● **Work to be completed**
Omit the pictures from the entries below and retype everything else exactly.

● **Dataset entries**
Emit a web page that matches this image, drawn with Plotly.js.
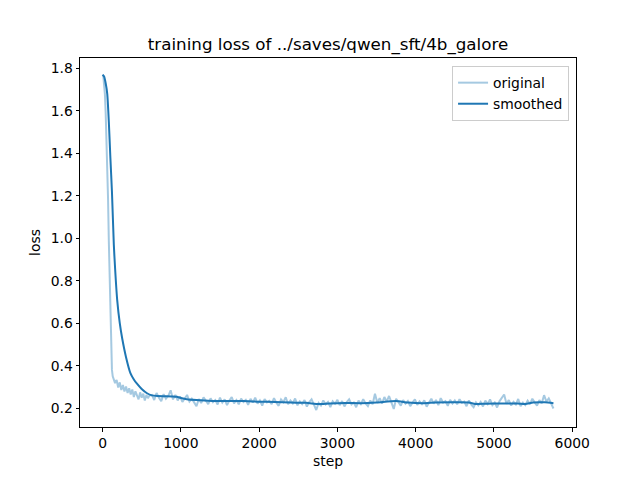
<!DOCTYPE html>
<html>
<head>
<meta charset="utf-8">
<script src="https://cdn.plot.ly/plotly-3.0.1.min.js"></script>
<style>html,body{margin:0;padding:0;background:#fff;}#chart{width:640px;height:480px;}</style>
</head>
<body>
<div id="chart"></div>
<script>
// Logged steps for the raw loss
const origSteps = [
  0,10,20,30,40,50,60,70,80,90,100,110,120,130,140,
  160,180,200,220,240,260,280,300,320,340,360,380,400,420,440,460,480,500,520,540,560,580,600,
  630,660,690,720,750,780,810,840,870,900,
  930,960,990,1020,1050,1080,1110,1140,1170,1200,
  1230,1260,1290,1320,1350,1380,1410,1440,1470,1500,
  1530,1560,1590,1620,1650,1680,1710,1740,1770,1800,
  1830,1860,1890,1920,1950,1980,2010,2040,2070,2100,
  2130,2160,2190,2220,2250,2280,2310,2340,2370,2400,
  2430,2460,2490,2520,2550,2580,2610,2640,2670,2700,
  2730,2760,2790,2820,2850,2880,2910,2940,2970,3000,
  3030,3060,3090,3120,3150,3180,3210,3240,3270,3300,
  3330,3360,3390,3420,3450,3480,3510,3540,3570,3600,
  3630,3660,3690,3720,3750,3780,3810,3840,3870,3900,
  3930,3960,3990,4020,4050,4080,4110,4140,4170,4200,
  4230,4260,4290,4320,4350,4380,4410,4440,4470,4500,
  4530,4560,4590,4620,4650,4680,4710,4740,4770,4800,
  4830,4860,4890,4920,4950,4980,5010,5040,5070,5100,
  5130,5160,5190,5220,5250,5280,5310,5340,5370,5400,
  5430,5460,5490,5520,5550,5580,5610,5640,5670,5700,
  5730,5760
];
// Raw loss values
const originalLoss = [
  1.770,1.765,1.720,1.680,1.590,1.480,1.370,1.190,0.990,0.800,0.620,0.460,0.380,0.350,0.335,
  0.318,0.332,0.297,0.321,0.285,0.309,0.278,0.302,0.271,0.293,0.264,0.288,0.252,0.279,0.258,0.241,0.274,0.249,0.268,0.236,0.262,0.247,0.259,
  0.262,0.238,0.271,0.249,0.233,0.266,0.244,0.258,0.284,0.241,
  0.262,0.236,0.255,0.229,0.248,0.262,0.231,0.244,0.227,0.209,
  0.243,0.224,0.251,0.232,0.219,0.246,0.228,0.238,0.217,0.249,
  0.226,0.241,0.214,0.236,0.252,0.222,0.238,0.218,0.245,0.229,
  0.239,0.215,0.244,0.226,0.249,0.221,0.236,0.212,0.243,0.227,
  0.234,0.219,0.247,0.225,0.211,0.241,0.228,0.251,0.218,0.236,
  0.222,0.245,0.213,0.231,0.219,0.238,0.207,0.229,0.241,0.216,
  0.191,0.224,0.212,0.236,0.218,0.229,0.205,0.232,0.221,0.239,
  0.214,0.233,0.208,0.228,0.241,0.217,0.226,0.204,0.235,0.219,
  0.242,0.222,0.209,0.236,0.218,0.268,0.225,0.247,0.221,0.252,
  0.231,0.257,0.226,0.196,0.244,0.229,0.212,0.238,0.221,0.233,
  0.209,0.226,0.241,0.215,0.232,0.219,0.237,0.207,0.228,0.244,
  0.221,0.238,0.214,0.247,0.226,0.233,0.211,0.239,0.222,0.236,
  0.218,0.242,0.225,0.231,0.209,0.236,0.216,0.204,0.227,0.213,
  0.229,0.208,0.235,0.219,0.241,0.214,0.226,0.203,0.232,0.248,
  0.264,0.221,0.238,0.212,0.229,0.217,0.243,0.209,0.226,0.214,
  0.235,0.219,0.244,0.227,0.212,0.238,0.222,0.261,0.231,0.246,
  0.222,0.198
];
// Smoothed curve
const smoothSteps = [0,20,40,60,80,100,120,144,160,187,220,250,300,356,400,440,500,568,631,700,800,900,950,1000,1076,1200,1400,1600,1800,2000,2200,2400,2600,2760,2900,3100,3300,3500,3750,3900,4100,4250,4500,4680,4760,4900,5100,5300,5400,5500,5650,5760];
const smoothedLoss = [1.770,1.762,1.730,1.680,1.550,1.380,1.220,0.970,0.860,0.710,0.600,0.530,0.440,0.365,0.335,0.315,0.290,0.270,0.260,0.257,0.256,0.255,0.253,0.248,0.242,0.238,0.234,0.233,0.233,0.230,0.229,0.226,0.225,0.219,0.222,0.224,0.223,0.226,0.233,0.226,0.223,0.226,0.227,0.226,0.219,0.221,0.222,0.222,0.219,0.226,0.227,0.223];

const xTicks = [0,1000,2000,3000,4000,5000,6000];
const yTicks = [0.2,0.4,0.6,0.8,1.0,1.2,1.4,1.6,1.8];
const titleText = 'training loss of ../saves/qwen_sft/4b_galore';

const font = {family: 'DejaVu Sans', size: 13.9, color: '#000'};

const traces = [
  {x: origSteps, y: originalLoss, type: 'scatter', mode: 'lines', name: 'original',
   line: {color: 'rgba(31,119,180,0.4)', width: 2}},
  {x: smoothSteps, y: smoothedLoss, type: 'scatter', mode: 'lines', name: 'smoothed',
   line: {color: '#1f77b4', width: 2, shape: 'spline', smoothing: 0.6}}
];

const axisCommon = {
  showgrid: false, zeroline: false, showline: true, mirror: true,
  linecolor: '#000', linewidth: 1, ticks: 'outside', ticklen: 3.5, tickwidth: 1,
  tickcolor: '#000', tickfont: font
};

const layout = {
  width: 640, height: 480,
  margin: {l: 80, r: 64, t: 58, b: 53, pad: 0},
  paper_bgcolor: '#fff', plot_bgcolor: '#fff',
  font: font,
  showlegend: true,
  title: {text: titleText, font: {family: 'DejaVu Sans', size: 16.7, color: '#000'},
          x: 0.5, xref: 'paper', y: 1, yref: 'paper', yanchor: 'bottom', pad: {b: 8}},
  xaxis: Object.assign({}, axisCommon, {
    range: [-288, 6048], tickmode: 'array', tickvals: xTicks,
    ticktext: xTicks.map(String),
    title: {text: 'step', font: font, standoff: 6}
  }),
  yaxis: Object.assign({}, axisCommon, {
    range: [0.111, 1.849], tickmode: 'array', tickvals: yTicks,
    ticktext: yTicks.map(v => v.toFixed(1)),
    title: {text: 'loss', font: font, standoff: 6}
  }),
  legend: {
    x: 0.986, y: 0.978, xanchor: 'right', yanchor: 'top',
    bgcolor: 'rgba(255,255,255,0.8)', bordercolor: '#cccccc', borderwidth: 1,
    font: font, itemwidth: 30, tracegroupgap: 0
  },
  hovermode: false
};

Plotly.newPlot('chart', traces, layout, {displayModeBar: false, staticPlot: true});
</script>
</body>
</html>
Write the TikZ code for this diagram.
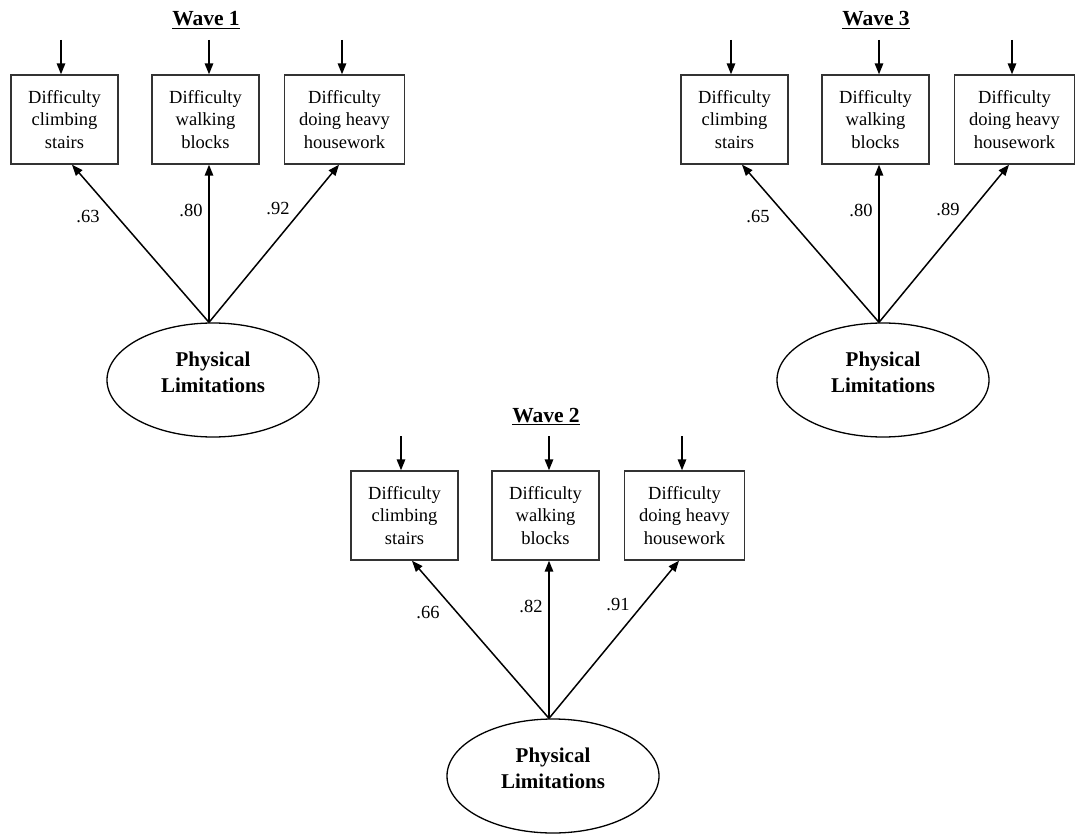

● **Complete answer**
Emit a web page that matches this image, drawn with Plotly.js.
<!DOCTYPE html>
<html>
<head>
<meta charset="utf-8">
<script src="https://cdn.plot.ly/plotly-3.0.1.min.js"></script>
<style>html,body{margin:0;padding:0;background:#fff;}#chart{width:640px;height:480px;}</style>
</head>
<body>
<div id="chart"></div>
<script>
// Logged steps for the raw loss
const origSteps = [
  0,10,20,30,40,50,60,70,80,90,100,110,120,130,140,
  160,180,200,220,240,260,280,300,320,340,360,380,400,420,440,460,480,500,520,540,560,580,600,
  630,660,690,720,750,780,810,840,870,900,
  930,960,990,1020,1050,1080,1110,1140,1170,1200,
  1230,1260,1290,1320,1350,1380,1410,1440,1470,1500,
  1530,1560,1590,1620,1650,1680,1710,1740,1770,1800,
  1830,1860,1890,1920,1950,1980,2010,2040,2070,2100,
  2130,2160,2190,2220,2250,2280,2310,2340,2370,2400,
  2430,2460,2490,2520,2550,2580,2610,2640,2670,2700,
  2730,2760,2790,2820,2850,2880,2910,2940,2970,3000,
  3030,3060,3090,3120,3150,3180,3210,3240,3270,3300,
  3330,3360,3390,3420,3450,3480,3510,3540,3570,3600,
  3630,3660,3690,3720,3750,3780,3810,3840,3870,3900,
  3930,3960,3990,4020,4050,4080,4110,4140,4170,4200,
  4230,4260,4290,4320,4350,4380,4410,4440,4470,4500,
  4530,4560,4590,4620,4650,4680,4710,4740,4770,4800,
  4830,4860,4890,4920,4950,4980,5010,5040,5070,5100,
  5130,5160,5190,5220,5250,5280,5310,5340,5370,5400,
  5430,5460,5490,5520,5550,5580,5610,5640,5670,5700,
  5730,5760
];
// Raw loss values
const originalLoss = [
  1.770,1.765,1.720,1.680,1.590,1.480,1.370,1.190,0.990,0.800,0.620,0.460,0.380,0.350,0.335,
  0.318,0.332,0.297,0.321,0.285,0.309,0.278,0.302,0.271,0.293,0.264,0.288,0.252,0.279,0.258,0.241,0.274,0.249,0.268,0.236,0.262,0.247,0.259,
  0.262,0.238,0.271,0.249,0.233,0.266,0.244,0.258,0.284,0.241,
  0.262,0.236,0.255,0.229,0.248,0.262,0.231,0.244,0.227,0.209,
  0.243,0.224,0.251,0.232,0.219,0.246,0.228,0.238,0.217,0.249,
  0.226,0.241,0.214,0.236,0.252,0.222,0.238,0.218,0.245,0.229,
  0.239,0.215,0.244,0.226,0.249,0.221,0.236,0.212,0.243,0.227,
  0.234,0.219,0.247,0.225,0.211,0.241,0.228,0.251,0.218,0.236,
  0.222,0.245,0.213,0.231,0.219,0.238,0.207,0.229,0.241,0.216,
  0.191,0.224,0.212,0.236,0.218,0.229,0.205,0.232,0.221,0.239,
  0.214,0.233,0.208,0.228,0.241,0.217,0.226,0.204,0.235,0.219,
  0.242,0.222,0.209,0.236,0.218,0.268,0.225,0.247,0.221,0.252,
  0.231,0.257,0.226,0.196,0.244,0.229,0.212,0.238,0.221,0.233,
  0.209,0.226,0.241,0.215,0.232,0.219,0.237,0.207,0.228,0.244,
  0.221,0.238,0.214,0.247,0.226,0.233,0.211,0.239,0.222,0.236,
  0.218,0.242,0.225,0.231,0.209,0.236,0.216,0.204,0.227,0.213,
  0.229,0.208,0.235,0.219,0.241,0.214,0.226,0.203,0.232,0.248,
  0.264,0.221,0.238,0.212,0.229,0.217,0.243,0.209,0.226,0.214,
  0.235,0.219,0.244,0.227,0.212,0.238,0.222,0.261,0.231,0.246,
  0.222,0.198
];
// Smoothed curve
const smoothSteps = [0,20,40,60,80,100,120,144,160,187,220,250,300,356,400,440,500,568,631,700,800,900,950,1000,1076,1200,1400,1600,1800,2000,2200,2400,2600,2760,2900,3100,3300,3500,3750,3900,4100,4250,4500,4680,4760,4900,5100,5300,5400,5500,5650,5760];
const smoothedLoss = [1.770,1.762,1.730,1.680,1.550,1.380,1.220,0.970,0.860,0.710,0.600,0.530,0.440,0.365,0.335,0.315,0.290,0.270,0.260,0.257,0.256,0.255,0.253,0.248,0.242,0.238,0.234,0.233,0.233,0.230,0.229,0.226,0.225,0.219,0.222,0.224,0.223,0.226,0.233,0.226,0.223,0.226,0.227,0.226,0.219,0.221,0.222,0.222,0.219,0.226,0.227,0.223];

const xTicks = [0,1000,2000,3000,4000,5000,6000];
const yTicks = [0.2,0.4,0.6,0.8,1.0,1.2,1.4,1.6,1.8];
const titleText = 'training loss of ../saves/qwen_sft/4b_galore';

const font = {family: 'DejaVu Sans', size: 13.9, color: '#000'};

const traces = [
  {x: origSteps, y: originalLoss, type: 'scatter', mode: 'lines', name: 'original',
   line: {color: 'rgba(31,119,180,0.4)', width: 2}},
  {x: smoothSteps, y: smoothedLoss, type: 'scatter', mode: 'lines', name: 'smoothed',
   line: {color: '#1f77b4', width: 2, shape: 'spline', smoothing: 0.6}}
];

const axisCommon = {
  showgrid: false, zeroline: false, showline: true, mirror: true,
  linecolor: '#000', linewidth: 1, ticks: 'outside', ticklen: 3.5, tickwidth: 1,
  tickcolor: '#000', tickfont: font
};

const layout = {
  width: 640, height: 480,
  margin: {l: 80, r: 64, t: 58, b: 53, pad: 0},
  paper_bgcolor: '#fff', plot_bgcolor: '#fff',
  font: font,
  showlegend: true,
  title: {text: titleText, font: {family: 'DejaVu Sans', size: 16.7, color: '#000'},
          x: 0.5, xref: 'paper', y: 1, yref: 'paper', yanchor: 'bottom', pad: {b: 8}},
  xaxis: Object.assign({}, axisCommon, {
    range: [-288, 6048], tickmode: 'array', tickvals: xTicks,
    ticktext: xTicks.map(String),
    title: {text: 'step', font: font, standoff: 6}
  }),
  yaxis: Object.assign({}, axisCommon, {
    range: [0.111, 1.849], tickmode: 'array', tickvals: yTicks,
    ticktext: yTicks.map(v => v.toFixed(1)),
    title: {text: 'loss', font: font, standoff: 6}
  }),
  legend: {
    x: 0.986, y: 0.978, xanchor: 'right', yanchor: 'top',
    bgcolor: 'rgba(255,255,255,0.8)', bordercolor: '#cccccc', borderwidth: 1,
    font: font, itemwidth: 30, tracegroupgap: 0
  },
  hovermode: false
};

Plotly.newPlot('chart', traces, layout, {displayModeBar: false, staticPlot: true});
</script>
</body>
</html>
Write the TikZ code for this diagram.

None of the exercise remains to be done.